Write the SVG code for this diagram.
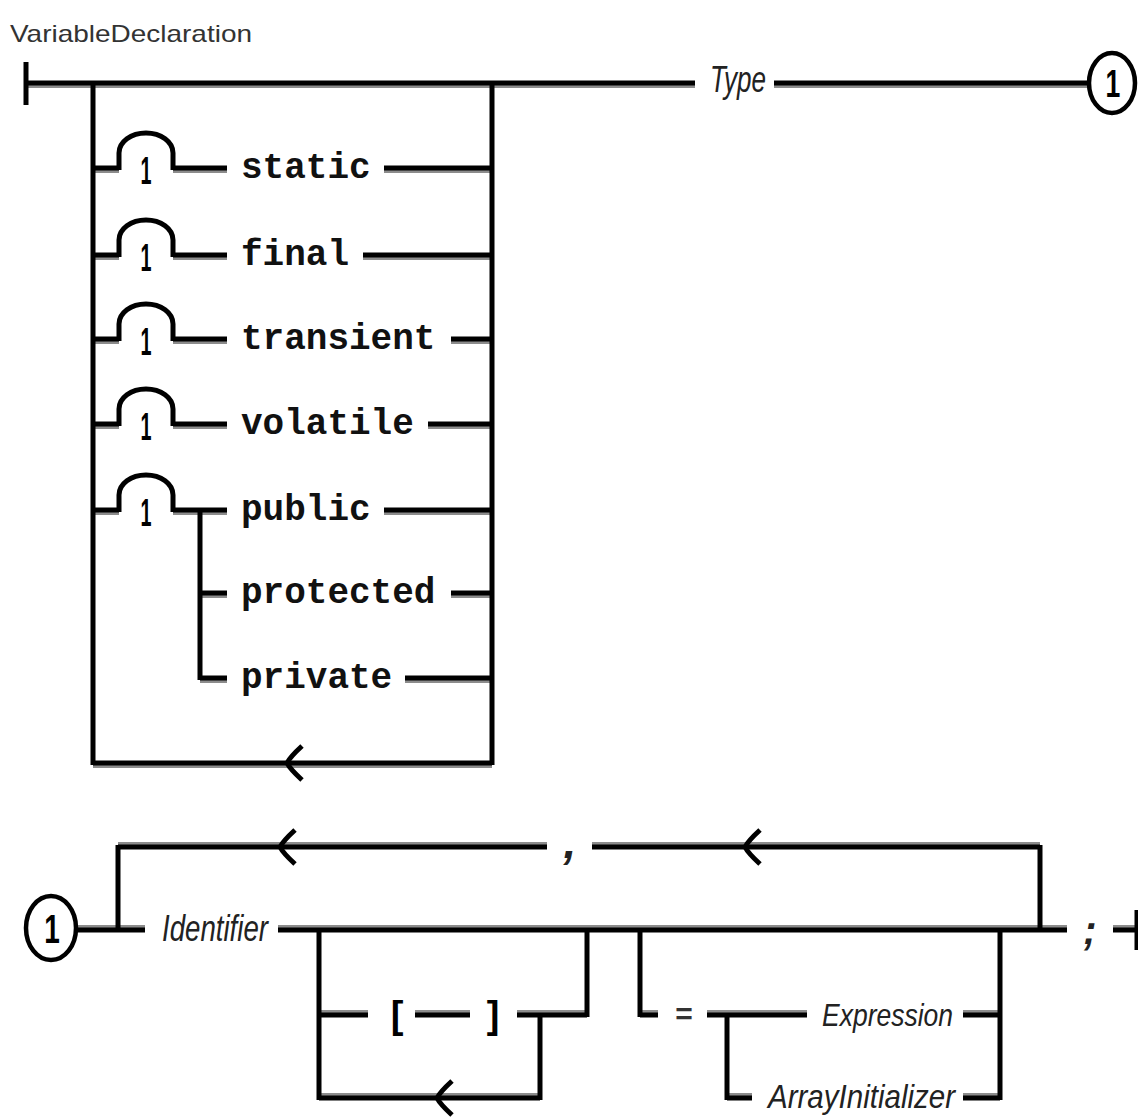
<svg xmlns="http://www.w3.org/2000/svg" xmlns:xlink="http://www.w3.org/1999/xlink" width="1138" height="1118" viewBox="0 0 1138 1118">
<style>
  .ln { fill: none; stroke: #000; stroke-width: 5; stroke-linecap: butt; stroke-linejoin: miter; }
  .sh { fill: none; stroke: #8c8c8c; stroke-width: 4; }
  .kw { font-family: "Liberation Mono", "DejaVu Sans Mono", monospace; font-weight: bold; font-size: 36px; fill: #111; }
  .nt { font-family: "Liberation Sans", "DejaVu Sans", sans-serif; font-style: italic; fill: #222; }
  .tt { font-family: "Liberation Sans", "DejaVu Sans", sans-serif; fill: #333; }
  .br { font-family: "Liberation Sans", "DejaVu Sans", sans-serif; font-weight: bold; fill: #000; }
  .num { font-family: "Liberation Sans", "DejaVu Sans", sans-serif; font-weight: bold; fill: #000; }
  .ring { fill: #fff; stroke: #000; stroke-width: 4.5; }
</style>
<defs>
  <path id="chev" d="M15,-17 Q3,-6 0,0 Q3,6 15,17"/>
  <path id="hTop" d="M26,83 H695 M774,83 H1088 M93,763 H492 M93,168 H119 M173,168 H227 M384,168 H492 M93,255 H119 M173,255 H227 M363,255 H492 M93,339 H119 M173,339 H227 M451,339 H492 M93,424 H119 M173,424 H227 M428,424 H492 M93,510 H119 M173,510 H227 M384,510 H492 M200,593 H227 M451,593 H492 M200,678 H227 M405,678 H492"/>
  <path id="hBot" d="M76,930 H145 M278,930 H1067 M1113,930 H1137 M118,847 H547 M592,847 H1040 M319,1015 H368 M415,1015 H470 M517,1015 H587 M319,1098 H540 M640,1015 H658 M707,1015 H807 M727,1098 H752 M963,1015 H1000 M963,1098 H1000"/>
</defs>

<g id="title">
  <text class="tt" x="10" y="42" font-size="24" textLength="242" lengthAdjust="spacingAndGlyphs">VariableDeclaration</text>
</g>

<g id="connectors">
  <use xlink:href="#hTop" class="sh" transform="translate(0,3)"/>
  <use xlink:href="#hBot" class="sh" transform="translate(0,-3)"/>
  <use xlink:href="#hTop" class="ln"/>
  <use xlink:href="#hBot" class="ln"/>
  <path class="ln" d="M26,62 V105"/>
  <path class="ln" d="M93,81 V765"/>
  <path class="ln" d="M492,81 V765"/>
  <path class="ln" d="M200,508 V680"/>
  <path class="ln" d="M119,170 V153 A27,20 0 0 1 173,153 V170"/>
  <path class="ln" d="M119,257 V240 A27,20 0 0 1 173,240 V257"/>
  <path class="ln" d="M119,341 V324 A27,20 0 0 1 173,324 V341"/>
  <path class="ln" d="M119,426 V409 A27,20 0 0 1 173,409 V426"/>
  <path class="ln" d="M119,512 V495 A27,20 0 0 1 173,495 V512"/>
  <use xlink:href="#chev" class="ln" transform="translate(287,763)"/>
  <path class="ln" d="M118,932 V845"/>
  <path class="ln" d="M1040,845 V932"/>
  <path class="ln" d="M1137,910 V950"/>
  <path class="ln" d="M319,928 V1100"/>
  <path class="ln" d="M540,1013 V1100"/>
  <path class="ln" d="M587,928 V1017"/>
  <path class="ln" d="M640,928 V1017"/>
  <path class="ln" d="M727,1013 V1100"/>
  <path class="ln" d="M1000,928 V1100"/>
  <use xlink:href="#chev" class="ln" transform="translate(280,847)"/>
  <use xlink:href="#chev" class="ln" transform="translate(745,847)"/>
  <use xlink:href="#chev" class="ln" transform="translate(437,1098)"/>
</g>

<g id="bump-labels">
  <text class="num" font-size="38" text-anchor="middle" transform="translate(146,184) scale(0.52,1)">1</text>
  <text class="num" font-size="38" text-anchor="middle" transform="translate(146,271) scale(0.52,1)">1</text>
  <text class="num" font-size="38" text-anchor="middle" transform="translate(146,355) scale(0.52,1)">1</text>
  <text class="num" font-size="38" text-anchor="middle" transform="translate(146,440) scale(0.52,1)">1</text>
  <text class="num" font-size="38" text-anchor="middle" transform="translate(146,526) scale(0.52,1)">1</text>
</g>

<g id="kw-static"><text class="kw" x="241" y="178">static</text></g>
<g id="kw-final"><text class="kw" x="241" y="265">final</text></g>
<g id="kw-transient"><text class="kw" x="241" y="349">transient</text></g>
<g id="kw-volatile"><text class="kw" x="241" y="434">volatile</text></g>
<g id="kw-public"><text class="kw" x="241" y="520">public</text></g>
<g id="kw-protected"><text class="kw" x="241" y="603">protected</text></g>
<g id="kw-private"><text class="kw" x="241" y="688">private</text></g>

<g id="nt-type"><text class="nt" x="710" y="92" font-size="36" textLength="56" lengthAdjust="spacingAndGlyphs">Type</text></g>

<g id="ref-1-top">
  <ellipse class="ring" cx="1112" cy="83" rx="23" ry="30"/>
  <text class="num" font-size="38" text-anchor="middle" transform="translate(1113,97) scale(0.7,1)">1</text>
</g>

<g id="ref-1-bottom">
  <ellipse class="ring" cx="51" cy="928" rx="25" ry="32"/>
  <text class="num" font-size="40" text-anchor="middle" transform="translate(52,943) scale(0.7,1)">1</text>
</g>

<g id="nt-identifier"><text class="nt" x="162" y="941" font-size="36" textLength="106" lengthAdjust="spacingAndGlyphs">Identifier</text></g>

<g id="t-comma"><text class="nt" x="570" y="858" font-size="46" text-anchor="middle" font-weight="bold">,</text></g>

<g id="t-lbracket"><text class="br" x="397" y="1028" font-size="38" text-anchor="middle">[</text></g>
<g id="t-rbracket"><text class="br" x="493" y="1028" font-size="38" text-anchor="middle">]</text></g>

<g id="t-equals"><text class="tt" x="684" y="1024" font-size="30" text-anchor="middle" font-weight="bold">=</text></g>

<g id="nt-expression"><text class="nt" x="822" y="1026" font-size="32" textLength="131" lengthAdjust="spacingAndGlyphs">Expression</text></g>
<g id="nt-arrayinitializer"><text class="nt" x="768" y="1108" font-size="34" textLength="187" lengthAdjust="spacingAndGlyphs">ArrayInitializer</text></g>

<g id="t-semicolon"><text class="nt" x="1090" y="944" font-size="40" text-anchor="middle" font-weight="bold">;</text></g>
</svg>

===============

*Exercise goal*. Output the data exactly. Pictures don't belong in the result.

*Task response*.
Write the SVG code for this diagram.
<svg xmlns="http://www.w3.org/2000/svg" xmlns:xlink="http://www.w3.org/1999/xlink" width="1138" height="1118" viewBox="0 0 1138 1118">
<style>
  .ln { fill: none; stroke: #000; stroke-width: 5; stroke-linecap: butt; stroke-linejoin: miter; }
  .sh { fill: none; stroke: #8c8c8c; stroke-width: 4; }
  .kw { font-family: "Liberation Mono", "DejaVu Sans Mono", monospace; font-weight: bold; font-size: 36px; fill: #111; }
  .nt { font-family: "Liberation Sans", "DejaVu Sans", sans-serif; font-style: italic; fill: #222; }
  .tt { font-family: "Liberation Sans", "DejaVu Sans", sans-serif; fill: #333; }
  .br { font-family: "Liberation Sans", "DejaVu Sans", sans-serif; font-weight: bold; fill: #000; }
  .num { font-family: "Liberation Sans", "DejaVu Sans", sans-serif; font-weight: bold; fill: #000; }
  .ring { fill: #fff; stroke: #000; stroke-width: 4.5; }
</style>
<defs>
  <path id="chev" d="M15,-17 Q3,-6 0,0 Q3,6 15,17"/>
  <path id="hTop" d="M26,83 H695 M774,83 H1088 M93,763 H492 M93,168 H119 M173,168 H227 M384,168 H492 M93,255 H119 M173,255 H227 M363,255 H492 M93,339 H119 M173,339 H227 M451,339 H492 M93,424 H119 M173,424 H227 M428,424 H492 M93,510 H119 M173,510 H227 M384,510 H492 M200,593 H227 M451,593 H492 M200,678 H227 M405,678 H492"/>
  <path id="hBot" d="M76,930 H145 M278,930 H1067 M1113,930 H1137 M118,847 H547 M592,847 H1040 M319,1015 H368 M415,1015 H470 M517,1015 H587 M319,1098 H540 M640,1015 H658 M707,1015 H807 M727,1098 H752 M963,1015 H1000 M963,1098 H1000"/>
</defs>

<g id="title">
  <text class="tt" x="10" y="42" font-size="24" textLength="242" lengthAdjust="spacingAndGlyphs">VariableDeclaration</text>
</g>

<g id="connectors">
  <use xlink:href="#hTop" class="sh" transform="translate(0,3)"/>
  <use xlink:href="#hBot" class="sh" transform="translate(0,-3)"/>
  <use xlink:href="#hTop" class="ln"/>
  <use xlink:href="#hBot" class="ln"/>
  <path class="ln" d="M26,62 V105"/>
  <path class="ln" d="M93,81 V765"/>
  <path class="ln" d="M492,81 V765"/>
  <path class="ln" d="M200,508 V680"/>
  <path class="ln" d="M119,170 V153 A27,20 0 0 1 173,153 V170"/>
  <path class="ln" d="M119,257 V240 A27,20 0 0 1 173,240 V257"/>
  <path class="ln" d="M119,341 V324 A27,20 0 0 1 173,324 V341"/>
  <path class="ln" d="M119,426 V409 A27,20 0 0 1 173,409 V426"/>
  <path class="ln" d="M119,512 V495 A27,20 0 0 1 173,495 V512"/>
  <use xlink:href="#chev" class="ln" transform="translate(287,763)"/>
  <path class="ln" d="M118,932 V845"/>
  <path class="ln" d="M1040,845 V932"/>
  <path class="ln" d="M1137,910 V950"/>
  <path class="ln" d="M319,928 V1100"/>
  <path class="ln" d="M540,1013 V1100"/>
  <path class="ln" d="M587,928 V1017"/>
  <path class="ln" d="M640,928 V1017"/>
  <path class="ln" d="M727,1013 V1100"/>
  <path class="ln" d="M1000,928 V1100"/>
  <use xlink:href="#chev" class="ln" transform="translate(280,847)"/>
  <use xlink:href="#chev" class="ln" transform="translate(745,847)"/>
  <use xlink:href="#chev" class="ln" transform="translate(437,1098)"/>
</g>

<g id="bump-labels">
  <text class="num" font-size="38" text-anchor="middle" transform="translate(146,184) scale(0.52,1)">1</text>
  <text class="num" font-size="38" text-anchor="middle" transform="translate(146,271) scale(0.52,1)">1</text>
  <text class="num" font-size="38" text-anchor="middle" transform="translate(146,355) scale(0.52,1)">1</text>
  <text class="num" font-size="38" text-anchor="middle" transform="translate(146,440) scale(0.52,1)">1</text>
  <text class="num" font-size="38" text-anchor="middle" transform="translate(146,526) scale(0.52,1)">1</text>
</g>

<g id="kw-static"><text class="kw" x="241" y="178">static</text></g>
<g id="kw-final"><text class="kw" x="241" y="265">final</text></g>
<g id="kw-transient"><text class="kw" x="241" y="349">transient</text></g>
<g id="kw-volatile"><text class="kw" x="241" y="434">volatile</text></g>
<g id="kw-public"><text class="kw" x="241" y="520">public</text></g>
<g id="kw-protected"><text class="kw" x="241" y="603">protected</text></g>
<g id="kw-private"><text class="kw" x="241" y="688">private</text></g>

<g id="nt-type"><text class="nt" x="710" y="92" font-size="36" textLength="56" lengthAdjust="spacingAndGlyphs">Type</text></g>

<g id="ref-1-top">
  <ellipse class="ring" cx="1112" cy="83" rx="23" ry="30"/>
  <text class="num" font-size="38" text-anchor="middle" transform="translate(1113,97) scale(0.7,1)">1</text>
</g>

<g id="ref-1-bottom">
  <ellipse class="ring" cx="51" cy="928" rx="25" ry="32"/>
  <text class="num" font-size="40" text-anchor="middle" transform="translate(52,943) scale(0.7,1)">1</text>
</g>

<g id="nt-identifier"><text class="nt" x="162" y="941" font-size="36" textLength="106" lengthAdjust="spacingAndGlyphs">Identifier</text></g>

<g id="t-comma"><text class="nt" x="570" y="858" font-size="46" text-anchor="middle" font-weight="bold">,</text></g>

<g id="t-lbracket"><text class="br" x="397" y="1028" font-size="38" text-anchor="middle">[</text></g>
<g id="t-rbracket"><text class="br" x="493" y="1028" font-size="38" text-anchor="middle">]</text></g>

<g id="t-equals"><text class="tt" x="684" y="1024" font-size="30" text-anchor="middle" font-weight="bold">=</text></g>

<g id="nt-expression"><text class="nt" x="822" y="1026" font-size="32" textLength="131" lengthAdjust="spacingAndGlyphs">Expression</text></g>
<g id="nt-arrayinitializer"><text class="nt" x="768" y="1108" font-size="34" textLength="187" lengthAdjust="spacingAndGlyphs">ArrayInitializer</text></g>

<g id="t-semicolon"><text class="nt" x="1090" y="944" font-size="40" text-anchor="middle" font-weight="bold">;</text></g>
</svg>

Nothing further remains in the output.